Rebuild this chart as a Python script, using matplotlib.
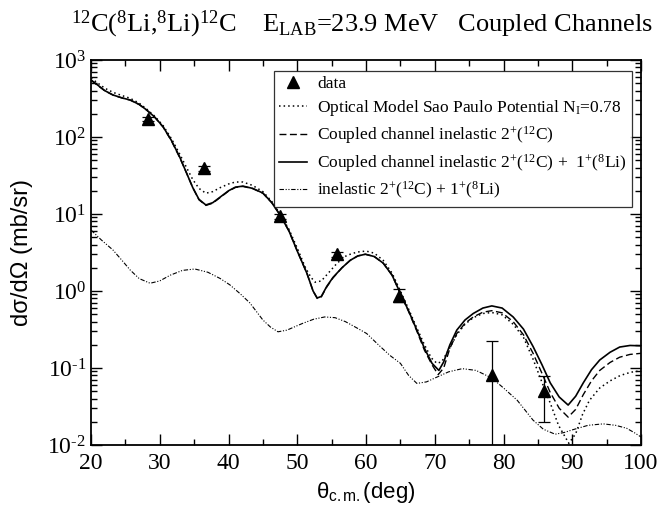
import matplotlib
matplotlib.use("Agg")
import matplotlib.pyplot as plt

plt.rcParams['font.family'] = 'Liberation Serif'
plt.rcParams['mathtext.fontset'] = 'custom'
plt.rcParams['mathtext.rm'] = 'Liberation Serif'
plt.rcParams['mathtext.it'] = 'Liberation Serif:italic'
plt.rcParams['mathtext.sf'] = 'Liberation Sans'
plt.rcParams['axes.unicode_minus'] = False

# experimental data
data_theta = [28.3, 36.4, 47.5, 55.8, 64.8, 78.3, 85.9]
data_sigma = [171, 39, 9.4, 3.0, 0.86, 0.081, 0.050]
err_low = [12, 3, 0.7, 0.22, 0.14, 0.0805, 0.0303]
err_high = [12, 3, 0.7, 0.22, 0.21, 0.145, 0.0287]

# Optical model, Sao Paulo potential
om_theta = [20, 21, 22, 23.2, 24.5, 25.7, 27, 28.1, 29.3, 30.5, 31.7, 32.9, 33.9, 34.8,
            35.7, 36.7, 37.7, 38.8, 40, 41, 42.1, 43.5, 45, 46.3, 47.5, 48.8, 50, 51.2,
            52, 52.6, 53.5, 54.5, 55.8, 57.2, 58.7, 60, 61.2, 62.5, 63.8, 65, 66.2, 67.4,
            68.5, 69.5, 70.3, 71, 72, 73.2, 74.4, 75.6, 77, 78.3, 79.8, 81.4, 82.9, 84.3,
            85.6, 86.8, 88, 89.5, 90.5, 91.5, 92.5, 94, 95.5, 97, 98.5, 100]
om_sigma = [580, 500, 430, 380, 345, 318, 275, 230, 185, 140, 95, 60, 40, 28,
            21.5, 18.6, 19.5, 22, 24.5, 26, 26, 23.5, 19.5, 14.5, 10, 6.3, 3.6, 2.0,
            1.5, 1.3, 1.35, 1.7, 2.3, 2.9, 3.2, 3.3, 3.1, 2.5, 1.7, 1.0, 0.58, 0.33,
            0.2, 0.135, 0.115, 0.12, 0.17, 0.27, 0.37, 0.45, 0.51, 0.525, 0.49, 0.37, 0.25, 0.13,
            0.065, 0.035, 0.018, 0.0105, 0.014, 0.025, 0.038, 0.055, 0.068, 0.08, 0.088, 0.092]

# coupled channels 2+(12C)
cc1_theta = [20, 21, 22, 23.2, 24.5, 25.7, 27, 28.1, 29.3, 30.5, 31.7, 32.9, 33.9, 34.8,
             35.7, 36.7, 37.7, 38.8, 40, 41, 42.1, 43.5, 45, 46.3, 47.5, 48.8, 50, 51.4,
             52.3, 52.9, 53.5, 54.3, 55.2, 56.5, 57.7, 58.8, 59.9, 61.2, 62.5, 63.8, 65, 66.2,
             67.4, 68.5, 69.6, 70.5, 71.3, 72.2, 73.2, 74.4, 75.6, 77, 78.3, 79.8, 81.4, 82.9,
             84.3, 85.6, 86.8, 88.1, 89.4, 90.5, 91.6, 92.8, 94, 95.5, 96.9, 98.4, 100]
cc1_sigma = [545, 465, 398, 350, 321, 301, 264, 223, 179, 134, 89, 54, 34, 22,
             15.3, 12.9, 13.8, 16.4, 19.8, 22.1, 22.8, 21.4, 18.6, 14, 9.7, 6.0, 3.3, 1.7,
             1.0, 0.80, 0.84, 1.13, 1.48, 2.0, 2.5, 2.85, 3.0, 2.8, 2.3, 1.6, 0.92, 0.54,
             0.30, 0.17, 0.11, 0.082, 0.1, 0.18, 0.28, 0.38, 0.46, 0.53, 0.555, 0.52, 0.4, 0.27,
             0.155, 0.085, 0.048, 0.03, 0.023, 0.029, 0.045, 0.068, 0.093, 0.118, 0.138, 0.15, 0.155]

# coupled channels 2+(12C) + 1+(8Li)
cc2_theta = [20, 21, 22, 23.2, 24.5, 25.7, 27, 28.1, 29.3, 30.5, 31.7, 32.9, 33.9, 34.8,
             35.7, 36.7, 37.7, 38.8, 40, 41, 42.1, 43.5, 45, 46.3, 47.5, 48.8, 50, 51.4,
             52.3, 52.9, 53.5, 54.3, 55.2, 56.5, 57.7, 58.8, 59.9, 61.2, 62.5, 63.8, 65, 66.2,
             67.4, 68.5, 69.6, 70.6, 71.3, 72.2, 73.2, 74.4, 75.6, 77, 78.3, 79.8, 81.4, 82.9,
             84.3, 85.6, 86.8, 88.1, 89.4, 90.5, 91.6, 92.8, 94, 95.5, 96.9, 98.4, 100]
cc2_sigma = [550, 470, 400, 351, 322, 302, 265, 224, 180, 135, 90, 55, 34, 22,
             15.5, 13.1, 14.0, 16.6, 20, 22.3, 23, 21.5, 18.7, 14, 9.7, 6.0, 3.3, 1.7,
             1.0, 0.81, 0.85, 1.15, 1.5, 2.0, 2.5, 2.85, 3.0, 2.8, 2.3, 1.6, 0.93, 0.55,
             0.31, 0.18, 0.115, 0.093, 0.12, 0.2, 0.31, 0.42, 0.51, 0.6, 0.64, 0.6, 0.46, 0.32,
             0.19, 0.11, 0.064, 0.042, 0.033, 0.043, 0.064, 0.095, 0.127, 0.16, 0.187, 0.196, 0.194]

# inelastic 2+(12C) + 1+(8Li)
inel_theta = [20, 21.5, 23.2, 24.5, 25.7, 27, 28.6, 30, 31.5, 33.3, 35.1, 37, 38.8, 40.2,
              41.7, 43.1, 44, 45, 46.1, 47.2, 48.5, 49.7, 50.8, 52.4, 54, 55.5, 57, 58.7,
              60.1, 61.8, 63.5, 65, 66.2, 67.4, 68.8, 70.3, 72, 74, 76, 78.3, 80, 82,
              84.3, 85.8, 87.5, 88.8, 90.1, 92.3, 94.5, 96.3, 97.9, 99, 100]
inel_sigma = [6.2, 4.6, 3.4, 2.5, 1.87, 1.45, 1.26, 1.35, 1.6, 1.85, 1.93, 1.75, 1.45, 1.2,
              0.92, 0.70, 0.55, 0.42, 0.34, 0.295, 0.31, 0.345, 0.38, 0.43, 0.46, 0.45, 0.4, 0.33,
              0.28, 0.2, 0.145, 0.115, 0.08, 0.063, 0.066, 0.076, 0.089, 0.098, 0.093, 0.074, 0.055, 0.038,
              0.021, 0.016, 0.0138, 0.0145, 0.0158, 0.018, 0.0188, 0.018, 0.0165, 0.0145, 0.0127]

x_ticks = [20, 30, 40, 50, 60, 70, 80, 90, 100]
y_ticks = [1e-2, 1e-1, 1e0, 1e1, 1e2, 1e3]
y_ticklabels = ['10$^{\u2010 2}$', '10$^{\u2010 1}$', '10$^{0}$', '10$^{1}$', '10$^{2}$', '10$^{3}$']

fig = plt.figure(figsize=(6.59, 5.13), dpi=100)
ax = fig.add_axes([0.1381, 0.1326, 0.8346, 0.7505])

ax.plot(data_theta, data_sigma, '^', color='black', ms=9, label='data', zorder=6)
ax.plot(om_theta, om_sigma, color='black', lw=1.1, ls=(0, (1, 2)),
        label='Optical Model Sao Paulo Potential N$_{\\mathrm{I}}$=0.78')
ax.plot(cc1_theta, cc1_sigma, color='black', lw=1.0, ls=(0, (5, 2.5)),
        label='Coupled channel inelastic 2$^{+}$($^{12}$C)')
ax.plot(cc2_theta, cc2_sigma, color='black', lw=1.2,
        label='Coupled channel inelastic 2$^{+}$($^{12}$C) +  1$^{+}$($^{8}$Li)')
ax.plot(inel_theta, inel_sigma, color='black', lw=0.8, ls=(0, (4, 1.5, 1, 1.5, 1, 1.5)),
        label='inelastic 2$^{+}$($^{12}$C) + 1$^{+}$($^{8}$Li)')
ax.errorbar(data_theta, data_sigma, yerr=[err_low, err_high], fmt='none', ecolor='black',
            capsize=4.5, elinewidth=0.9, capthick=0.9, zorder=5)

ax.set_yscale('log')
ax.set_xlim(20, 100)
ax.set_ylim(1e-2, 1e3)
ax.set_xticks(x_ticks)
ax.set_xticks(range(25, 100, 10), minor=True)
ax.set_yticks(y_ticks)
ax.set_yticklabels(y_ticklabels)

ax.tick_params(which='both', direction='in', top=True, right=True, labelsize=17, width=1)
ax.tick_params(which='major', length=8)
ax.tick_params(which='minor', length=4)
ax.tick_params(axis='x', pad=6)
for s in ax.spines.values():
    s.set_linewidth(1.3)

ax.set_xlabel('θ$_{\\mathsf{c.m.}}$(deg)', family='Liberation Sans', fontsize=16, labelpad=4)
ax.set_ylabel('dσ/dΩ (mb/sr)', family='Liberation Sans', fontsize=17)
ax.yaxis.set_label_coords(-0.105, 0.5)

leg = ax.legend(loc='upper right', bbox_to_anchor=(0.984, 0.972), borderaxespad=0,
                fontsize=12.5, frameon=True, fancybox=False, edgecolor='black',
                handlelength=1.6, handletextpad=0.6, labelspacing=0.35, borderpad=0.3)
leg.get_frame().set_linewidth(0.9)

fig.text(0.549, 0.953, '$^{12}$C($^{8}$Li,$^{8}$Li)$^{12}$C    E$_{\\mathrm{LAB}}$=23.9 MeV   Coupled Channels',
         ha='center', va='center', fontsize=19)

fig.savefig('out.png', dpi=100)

━━━━━━━━━━━━━━━━━━━━

### What you need to do
From the data above, work out how many lines hold "matplotlib". Answer with the number alone.

### Problem solution
4